Opinión

Sobre la añoranza del pasado

2 de diciembre de 2020, 5:00 AM
2 de diciembre de 2020, 5:00 AM

El ser humano parece tener una necesidad instintiva de añorar el pasado. No es infrecuente reunirse con los amigos para recordar con nostalgia las anécdotas de la infancia y juventud. No es que la juventud haya sido fácil. El mismo Joaquín Sabina con su carrera en pleno ascenso cantaba que “cuando era más joven, la vida era dura, distinta, feliz”. No es pues la holgura material y ni siquiera el éxito lo que define una etapa alegre. Los niños, que viven en un mundo donde la imaginación no tiene límites, sueñan con ser grandes para librarse del yugo de sus padres, mientras que los grandes soñamos recuperar la inocencia de nuestra infancia. De cierto modo, cada etapa tiene su encanto y su amargura. La juventud nos da una sensación de poderlo todo, de libertad, pero sin plata para comprarse un chicle; empezamos a trabajar y ya tenemos plata, pero nos falta tiempo para hacer lo que queremos; con la esposa y los hijos llega el amor más grande que uno puede sentir y se van el poco tiempo y la plata que a uno le queda; el divorcio se lleva el amor, pero nos devuelve algo de tiempo, el suficiente para poder trabajar más para pagar las pensiones de los hijos; la vejez nos devuelve el tiempo, la libertad y nos quita la energía para gastarlos como hubiéramos querido en nuestros años mozos. Y así, cada etapa, por más linda que sea, nos quita algo y nos da un motivo para añorar las precedentes.

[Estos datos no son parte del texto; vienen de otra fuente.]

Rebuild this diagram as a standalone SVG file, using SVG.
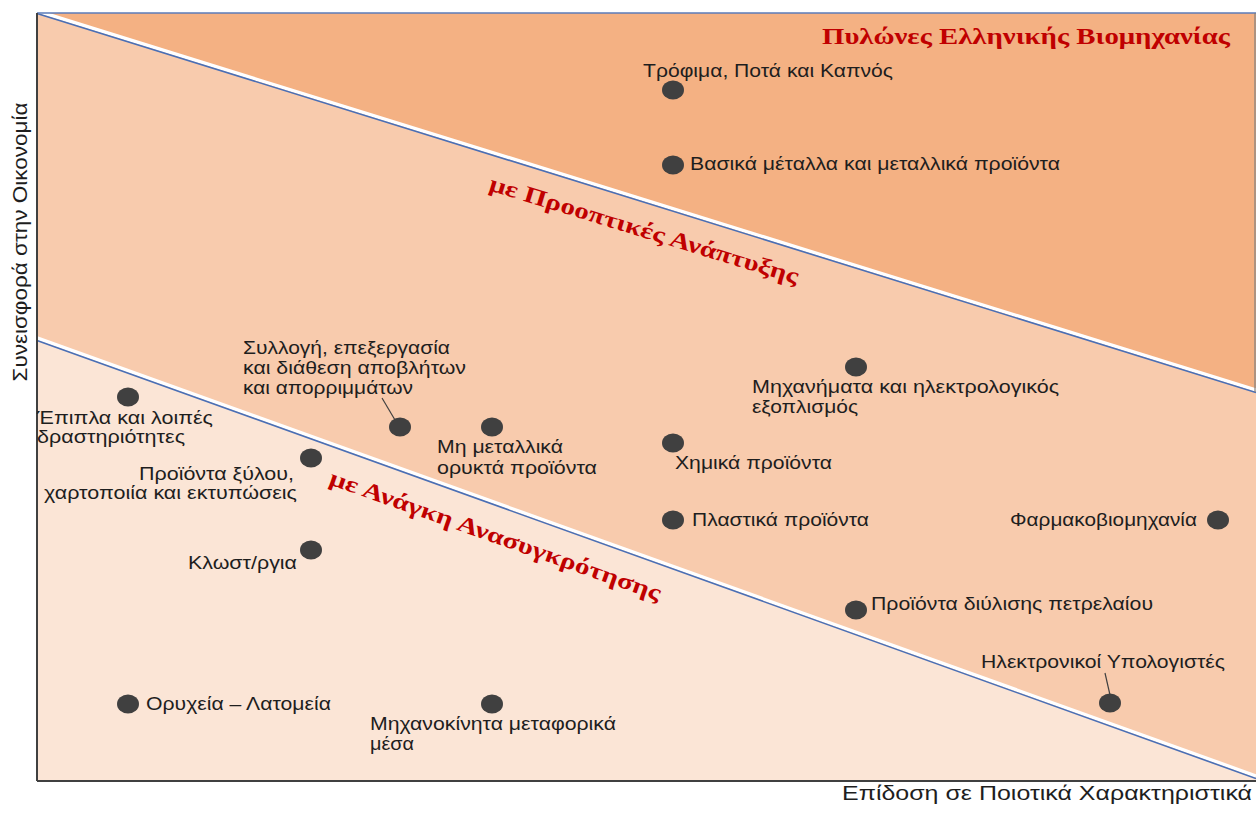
<svg xmlns="http://www.w3.org/2000/svg" width="1256" height="816" viewBox="0 0 1256 816">
<style>
.lbl{font-family:"Liberation Sans",Arial,sans-serif;font-size:19px;fill:#1E1E1E}
.axis{font-family:"Liberation Sans",Arial,sans-serif;font-size:20px;fill:#1E1E1E}
.red{font-family:"Liberation Serif","Times New Roman",serif;font-weight:bold;font-size:23px;fill:#C00000}
.dot{fill:#404040}
.lead{stroke:#404040;stroke-width:1.2;fill:none}
</style>
<rect width="1256" height="816" fill="#FFFFFF"/>
<g id="zones">
<rect x="37" y="13" width="1219" height="768" fill="#FBE5D6"/>
<polygon points="37,13 1256,392 1256,778 37,340" fill="#F8CBAD"/>
<polygon points="37,13 1256,13 1256,392" fill="#F4B183"/>
<line x1="37" y1="11" x2="1256" y2="390" stroke="#FFFFFF" stroke-width="3.5"/>
<line x1="37" y1="13.5" x2="1256" y2="392.5" stroke="#4A6FB5" stroke-width="1.6"/>
<line x1="37" y1="338" x2="1256" y2="776" stroke="#FFFFFF" stroke-width="3.5"/>
<line x1="37" y1="340.5" x2="1256" y2="778.5" stroke="#4A6FB5" stroke-width="1.6"/>
<line x1="37" y1="13" x2="1256" y2="13" stroke="#5B7BB8" stroke-width="1.6"/>
<line x1="1255" y1="13" x2="1255" y2="392" stroke="#7F7F7F" stroke-width="1.2"/>
<line x1="37" y1="13" x2="37" y2="781" stroke="#404040" stroke-width="2"/>
<line x1="37" y1="781" x2="1256" y2="781" stroke="#404040" stroke-width="2"/>
</g>
<g id="titles">
<text class="red" x="822" y="44" textLength="408" lengthAdjust="spacingAndGlyphs">Πυλώνες Ελληνικής Βιομηχανίας</text>
<text class="red" transform="translate(488,190) rotate(17)" textLength="322" lengthAdjust="spacingAndGlyphs">με Προοπτικές Ανάπτυξης</text>
<text class="red" transform="translate(328,484) rotate(19.5)" textLength="350" lengthAdjust="spacingAndGlyphs">με Ανάγκη Ανασυγκρότησης</text>
<text class="axis" transform="translate(27,242) rotate(-90)" text-anchor="middle" textLength="279" lengthAdjust="spacingAndGlyphs">Συνεισφορά στην Οικονομία</text>
<text class="axis" x="842" y="800" textLength="410" lengthAdjust="spacingAndGlyphs">Επίδοση σε Ποιοτικά Χαρακτηριστικά</text>
</g>
<g id="connectors">
<line class="lead" x1="382" y1="398" x2="395" y2="420"/>
<line class="lead" x1="1105" y1="673" x2="1110" y2="695"/>
</g>
<g id="n-food"><ellipse class="dot" cx="673" cy="90" rx="11" ry="9.5"/><text class="lbl" x="643" y="77" textLength="250" lengthAdjust="spacingAndGlyphs">Τρόφιμα, Ποτά και Καπνός</text></g>
<g id="n-metals"><ellipse class="dot" cx="673" cy="165" rx="11" ry="9.5"/><text class="lbl" x="690" y="170" textLength="370" lengthAdjust="spacingAndGlyphs">Βασικά μέταλλα και μεταλλικά προϊόντα</text></g>
<g id="n-waste"><ellipse class="dot" cx="400" cy="427" rx="11" ry="9.5"/><text class="lbl" x="243" y="354" textLength="207" lengthAdjust="spacingAndGlyphs">Συλλογή, επεξεργασία</text><text class="lbl" x="243" y="374" textLength="223" lengthAdjust="spacingAndGlyphs">και διάθεση αποβλήτων</text><text class="lbl" x="243" y="394" textLength="170" lengthAdjust="spacingAndGlyphs">και απορριμμάτων</text></g>
<g id="n-nonmetal"><ellipse class="dot" cx="492" cy="427" rx="11" ry="9.5"/><text class="lbl" x="437" y="453" textLength="126" lengthAdjust="spacingAndGlyphs">Μη μεταλλικά</text><text class="lbl" x="437" y="474" textLength="160" lengthAdjust="spacingAndGlyphs">ορυκτά προϊόντα</text></g>
<g id="n-furniture"><ellipse class="dot" cx="128" cy="397" rx="11" ry="9.5"/><text class="lbl" x="37" y="424" textLength="176" lengthAdjust="spacingAndGlyphs">Έπιπλα και λοιπές</text><text class="lbl" x="37" y="443" textLength="148" lengthAdjust="spacingAndGlyphs">δραστηριότητες</text></g>
<g id="n-wood"><ellipse class="dot" cx="311" cy="458" rx="11" ry="9.5"/><text class="lbl" x="294" y="480" text-anchor="end" textLength="155" lengthAdjust="spacingAndGlyphs">Προϊόντα ξύλου,</text><text class="lbl" x="297" y="499" text-anchor="end" textLength="253" lengthAdjust="spacingAndGlyphs">χαρτοποιία και εκτυπώσεις</text></g>
<g id="n-textile"><ellipse class="dot" cx="311" cy="550" rx="11" ry="9.5"/><text class="lbl" x="297" y="569" text-anchor="end" textLength="109" lengthAdjust="spacingAndGlyphs">Κλωστ/ργια</text></g>
<g id="n-mining"><ellipse class="dot" cx="128" cy="704" rx="11" ry="9.5"/><text class="lbl" x="146" y="710" textLength="185" lengthAdjust="spacingAndGlyphs">Ορυχεία – Λατομεία</text></g>
<g id="n-vehicles"><ellipse class="dot" cx="492" cy="704" rx="11" ry="9.5"/><text class="lbl" x="370" y="730" textLength="246" lengthAdjust="spacingAndGlyphs">Μηχανοκίνητα μεταφορικά</text><text class="lbl" x="370" y="750" textLength="44" lengthAdjust="spacingAndGlyphs">μέσα</text></g>
<g id="n-machinery"><ellipse class="dot" cx="856" cy="367" rx="11" ry="9.5"/><text class="lbl" x="752" y="393" textLength="307" lengthAdjust="spacingAndGlyphs">Μηχανήματα και ηλεκτρολογικός</text><text class="lbl" x="752" y="413" textLength="106" lengthAdjust="spacingAndGlyphs">εξοπλισμός</text></g>
<g id="n-chemicals"><ellipse class="dot" cx="673" cy="443" rx="11" ry="9.5"/><text class="lbl" x="675" y="469" textLength="157" lengthAdjust="spacingAndGlyphs">Χημικά προϊόντα</text></g>
<g id="n-plastics"><ellipse class="dot" cx="673" cy="520" rx="11" ry="9.5"/><text class="lbl" x="692" y="526" textLength="177" lengthAdjust="spacingAndGlyphs">Πλαστικά προϊόντα</text></g>
<g id="n-pharma"><ellipse class="dot" cx="1218" cy="520" rx="11" ry="9.5"/><text class="lbl" x="1197" y="526" text-anchor="end" textLength="187" lengthAdjust="spacingAndGlyphs">Φαρμακοβιομηχανία</text></g>
<g id="n-refining"><ellipse class="dot" cx="856" cy="610" rx="11" ry="9.5"/><text class="lbl" x="871" y="610" textLength="282" lengthAdjust="spacingAndGlyphs">Προϊόντα διύλισης πετρελαίου</text></g>
<g id="n-computers"><ellipse class="dot" cx="1110" cy="703" rx="11" ry="9.5"/><text class="lbl" x="1225" y="668" text-anchor="end" textLength="244" lengthAdjust="spacingAndGlyphs">Ηλεκτρονικοί Υπολογιστές</text></g>
</svg>
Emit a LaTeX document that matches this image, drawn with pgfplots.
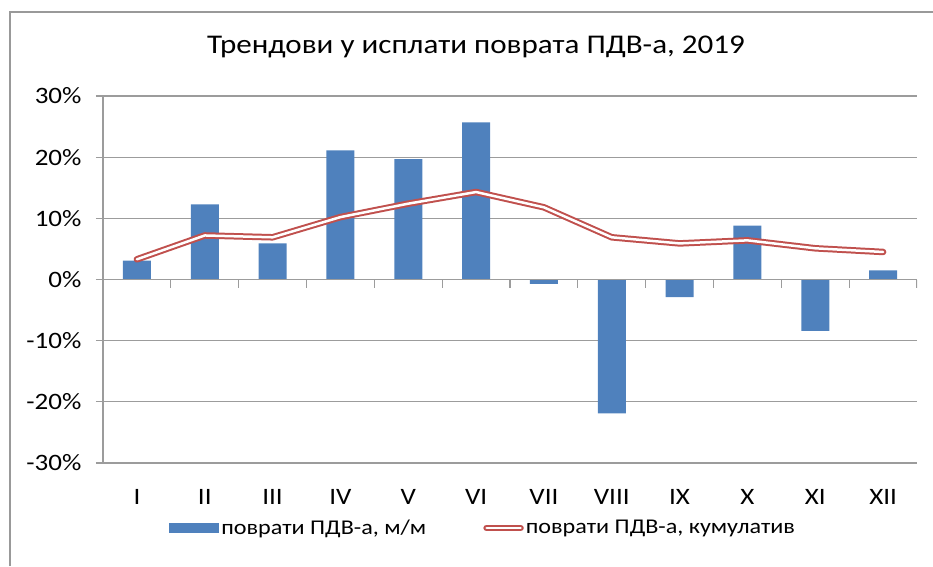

No existe persona que no haya escuchado a alguna vieja decir que nuestros tiempos eran mejores, por tal y cual motivo, pero la añoranza del pasado no solo es un fenómeno que se da con relación a desear volver a los tiempos de la infancia y juventud, sino incluso a tiempos y experiencias que nunca vivimos. ¿Qué es la obra cumbre de la literatura castellana, sino el deseo de un hidalgo de revivir siglos pasados? Por esas añoranzas, el pobre Sancho sufrió manteamientos, palos y penurias, y al igual que Sabina, cuando acabaron, los añoró y rogó a su amo volver a la caballería andante, mientras el hidalgo aceptaba su realidad, aceptaba su tiempo y moría a la vez. Quien quiera acusarme de usar la ficción para probar un punto no tiene más que consultar a Jean Jacques Rousseau, creador del mito del buen salvaje que vivía en total armonía en medio de la selva o a Yuval Noah Harari quien en su extraordinaria breve historia de la humanidad llamada Sapiens acusa a la revolución agrícola que se inició hace aproximadamente 12.000 años y que posibilitó el desarrollo de la escritura, los reinos, las tiranías, los avances tecnológicos y de la historia misma, de ser el mayor fraude de la historia de la humanidad. Esta añoranza de lo que ni siquiera conocimos no se limita a literatos, científicos y ateos. La religión, otro género de la literatura de ficción, también tiene estos anhelos. Los tres principales credos monoteístas, el judaísmo, el cristianismo y el islam, comparten el mito del paraíso terrenal del cual el ser humano es expulsado el momento que decide dar pie a su curiosidad y probar algo nuevo.

Yo creo que Sabina, Cervantes, Rousseau, Harari y Jehová exageran, que el pasado no fue tan bueno como lo idealizamos ni el presente fue tan malo... hasta hace algunos años. Pero creo que hemos llegado a un triste límite, que mi infancia fue mejor que la de las actuales generaciones y que el mundo que nos espera es un lugar muy feo donde tu hijo de 8 años no deja de insistir en que le pongás radio Disney para escuchar algún insufrible reggaetón.